Challenge » Copy the data precisely, character for character, and leave out every picture.

Dataset section »
▼
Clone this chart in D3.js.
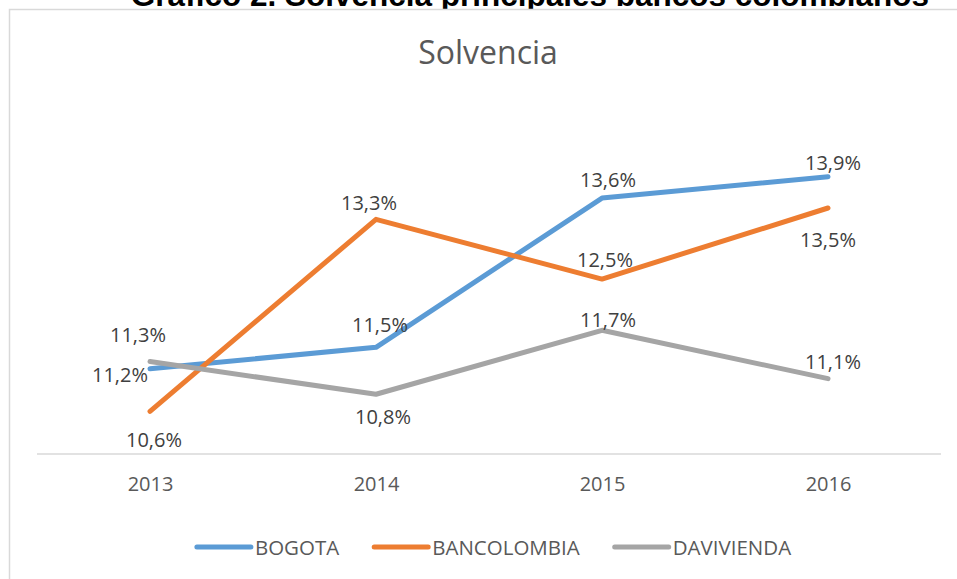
<!DOCTYPE html>
<html>
<head>
<meta charset="utf-8">
<script src="https://cdn.jsdelivr.net/npm/d3@7/dist/d3.min.js"></script>
<style>
  html, body { margin: 0; padding: 0; background: #fff; }
  svg { display: block; }
</style>
</head>
<body>
<svg id="chart" width="957" height="579"></svg>
<script>
// ---- data ----
const years = ["2013", "2014", "2015", "2016"];
const seriesNames = ["BOGOTA", "BANCOLOMBIA", "DAVIVIENDA"];
const bogota = [11.2, 11.5, 13.6, 13.9];
const bancolombia = [10.6, 13.3, 12.46, 13.46];
const davivienda = [11.3, 10.84, 11.74, 11.06];
const outerTitle = "Gráfico 2. Solvencia principales bancos colombianos";
const chartTitle = "Solvencia";

// ---- layout / style ----
const W = 957, H = 579;
const colors = ["#5B9BD5", "#ED7D31", "#A5A5A5"];
// label offsets (label centre relative to point), per series / point
const labelOffsets = [
  [[-31, 6, "end"], [4, -22], [6, -18], [5, -14]],
  [[4, 29], [-7, -16], [3, -19], [0, 32]],
  [[-12, -27], [7, 23], [6, -10], [5, -17]]
];

const svg = d3.select("#chart");
const fontFam = "'Open Sans', 'Noto Sans', sans-serif";

// outer (cut-off) document title
svg.append("text")
  .attr("x", 530).attr("y", 6)
  .attr("text-anchor", "middle")
  .attr("font-family", "'Liberation Sans', Arial, sans-serif")
  .attr("font-weight", "bold")
  .attr("font-size", 31.5)
  .attr("fill", "#000")
  .text(outerTitle);

// chart area (white with light border), covering title descenders
svg.append("rect")
  .attr("x", 9.5).attr("y", 9.5)
  .attr("width", W + 20).attr("height", H + 20)
  .attr("fill", "#fff")
  .attr("stroke", "#d9d9d9")
  .attr("stroke-width", 1.5);

// chart title
svg.append("text")
  .attr("x", 488).attr("y", 64)
  .attr("text-anchor", "middle")
  .attr("font-family", fontFam)
  .attr("font-size", 32)
  .attr("fill", "#595959")
  .text(chartTitle);

const x = d3.scalePoint().domain(years).range([37, 941]).padding(0.5);
const y = d3.scaleLinear().domain([10, 14]).range([454, 454 - 4 * 71.1]);

// x axis
const xAxis = d3.axisBottom(x).tickSize(0).tickPadding(0);
const gx = svg.append("g").attr("transform", "translate(0,454)").call(xAxis);
gx.select(".domain").attr("stroke", "#d9d9d9").attr("stroke-width", 1.5)
  .attr("d", "M37,0H941");
gx.selectAll(".tick text")
  .attr("y", 37).attr("dy", null)
  .attr("font-family", fontFam)
  .attr("font-size", 20)
  .attr("fill", "#595959");

const allSeries = [bogota, bancolombia, davivienda];
const line = d3.line().x((d, i) => x(years[i])).y(d => y(d));

allSeries.forEach((vals, si) => {
  svg.append("path")
    .datum(vals)
    .attr("d", line)
    .attr("fill", "none")
    .attr("stroke", colors[si])
    .attr("stroke-width", 5)
    .attr("stroke-linecap", "round")
    .attr("stroke-linejoin", "round");
});

const fmt = v => d3.format(".1f")(v).replace(".", ",") + "%";
allSeries.forEach((vals, si) => {
  vals.forEach((v, i) => {
    const off = labelOffsets[si][i];
    const anchor = off[2] || "middle";
    const px = x(years[i]), py = y(v);
    let tx = px + off[0];
    if (anchor === "end") tx = px - 2;
    svg.append("text")
      .attr("x", tx)
      .attr("y", py + off[1] + 7)
      .attr("text-anchor", anchor)
      .attr("font-family", fontFam)
      .attr("font-size", 20)
      .attr("fill", "#404040")
      .text(fmt(v));
  });
});

// legend
const lg = svg.append("g");
let cur = 0;
const gap = 35;
seriesNames.forEach((name, i) => {
  const g = lg.append("g");
  g.append("line")
    .attr("x1", 0).attr("x2", 54)
    .attr("y1", 0).attr("y2", 0)
    .attr("stroke", colors[i]).attr("stroke-width", 5)
    .attr("stroke-linecap", "round");
  const t = g.append("text")
    .attr("x", 58).attr("y", 7.5)
    .attr("font-family", fontFam)
    .attr("font-size", 20.5)
    .attr("fill", "#595959")
    .text(name);
  const w = 58 + t.node().getComputedTextLength();
  g.attr("transform", `translate(${cur},0)`);
  cur += w + gap;
});
const totalW = cur - gap;
lg.attr("transform", `translate(${494 - totalW / 2},547)`);
</script>
</body>
</html>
▲
Written reply »
Clone this chart in D3.js.
<!DOCTYPE html>
<html>
<head>
<meta charset="utf-8">
<script src="https://cdn.jsdelivr.net/npm/d3@7/dist/d3.min.js"></script>
<style>
  html, body { margin: 0; padding: 0; background: #fff; }
  svg { display: block; }
</style>
</head>
<body>
<svg id="chart" width="957" height="579"></svg>
<script>
// ---- data ----
const years = ["2013", "2014", "2015", "2016"];
const seriesNames = ["BOGOTA", "BANCOLOMBIA", "DAVIVIENDA"];
const bogota = [11.2, 11.5, 13.6, 13.9];
const bancolombia = [10.6, 13.3, 12.46, 13.46];
const davivienda = [11.3, 10.84, 11.74, 11.06];
const outerTitle = "Gráfico 2. Solvencia principales bancos colombianos";
const chartTitle = "Solvencia";

// ---- layout / style ----
const W = 957, H = 579;
const colors = ["#5B9BD5", "#ED7D31", "#A5A5A5"];
// label offsets (label centre relative to point), per series / point
const labelOffsets = [
  [[-31, 6, "end"], [4, -22], [6, -18], [5, -14]],
  [[4, 29], [-7, -16], [3, -19], [0, 32]],
  [[-12, -27], [7, 23], [6, -10], [5, -17]]
];

const svg = d3.select("#chart");
const fontFam = "'Open Sans', 'Noto Sans', sans-serif";

// outer (cut-off) document title
svg.append("text")
  .attr("x", 530).attr("y", 6)
  .attr("text-anchor", "middle")
  .attr("font-family", "'Liberation Sans', Arial, sans-serif")
  .attr("font-weight", "bold")
  .attr("font-size", 31.5)
  .attr("fill", "#000")
  .text(outerTitle);

// chart area (white with light border), covering title descenders
svg.append("rect")
  .attr("x", 9.5).attr("y", 9.5)
  .attr("width", W + 20).attr("height", H + 20)
  .attr("fill", "#fff")
  .attr("stroke", "#d9d9d9")
  .attr("stroke-width", 1.5);

// chart title
svg.append("text")
  .attr("x", 488).attr("y", 64)
  .attr("text-anchor", "middle")
  .attr("font-family", fontFam)
  .attr("font-size", 32)
  .attr("fill", "#595959")
  .text(chartTitle);

const x = d3.scalePoint().domain(years).range([37, 941]).padding(0.5);
const y = d3.scaleLinear().domain([10, 14]).range([454, 454 - 4 * 71.1]);

// x axis
const xAxis = d3.axisBottom(x).tickSize(0).tickPadding(0);
const gx = svg.append("g").attr("transform", "translate(0,454)").call(xAxis);
gx.select(".domain").attr("stroke", "#d9d9d9").attr("stroke-width", 1.5)
  .attr("d", "M37,0H941");
gx.selectAll(".tick text")
  .attr("y", 37).attr("dy", null)
  .attr("font-family", fontFam)
  .attr("font-size", 20)
  .attr("fill", "#595959");

const allSeries = [bogota, bancolombia, davivienda];
const line = d3.line().x((d, i) => x(years[i])).y(d => y(d));

allSeries.forEach((vals, si) => {
  svg.append("path")
    .datum(vals)
    .attr("d", line)
    .attr("fill", "none")
    .attr("stroke", colors[si])
    .attr("stroke-width", 5)
    .attr("stroke-linecap", "round")
    .attr("stroke-linejoin", "round");
});

const fmt = v => d3.format(".1f")(v).replace(".", ",") + "%";
allSeries.forEach((vals, si) => {
  vals.forEach((v, i) => {
    const off = labelOffsets[si][i];
    const anchor = off[2] || "middle";
    const px = x(years[i]), py = y(v);
    let tx = px + off[0];
    if (anchor === "end") tx = px - 2;
    svg.append("text")
      .attr("x", tx)
      .attr("y", py + off[1] + 7)
      .attr("text-anchor", anchor)
      .attr("font-family", fontFam)
      .attr("font-size", 20)
      .attr("fill", "#404040")
      .text(fmt(v));
  });
});

// legend
const lg = svg.append("g");
let cur = 0;
const gap = 35;
seriesNames.forEach((name, i) => {
  const g = lg.append("g");
  g.append("line")
    .attr("x1", 0).attr("x2", 54)
    .attr("y1", 0).attr("y2", 0)
    .attr("stroke", colors[i]).attr("stroke-width", 5)
    .attr("stroke-linecap", "round");
  const t = g.append("text")
    .attr("x", 58).attr("y", 7.5)
    .attr("font-family", fontFam)
    .attr("font-size", 20.5)
    .attr("fill", "#595959")
    .text(name);
  const w = 58 + t.node().getComputedTextLength();
  g.attr("transform", `translate(${cur},0)`);
  cur += w + gap;
});
const totalW = cur - gap;
lg.attr("transform", `translate(${494 - totalW / 2},547)`);
</script>
</body>
</html>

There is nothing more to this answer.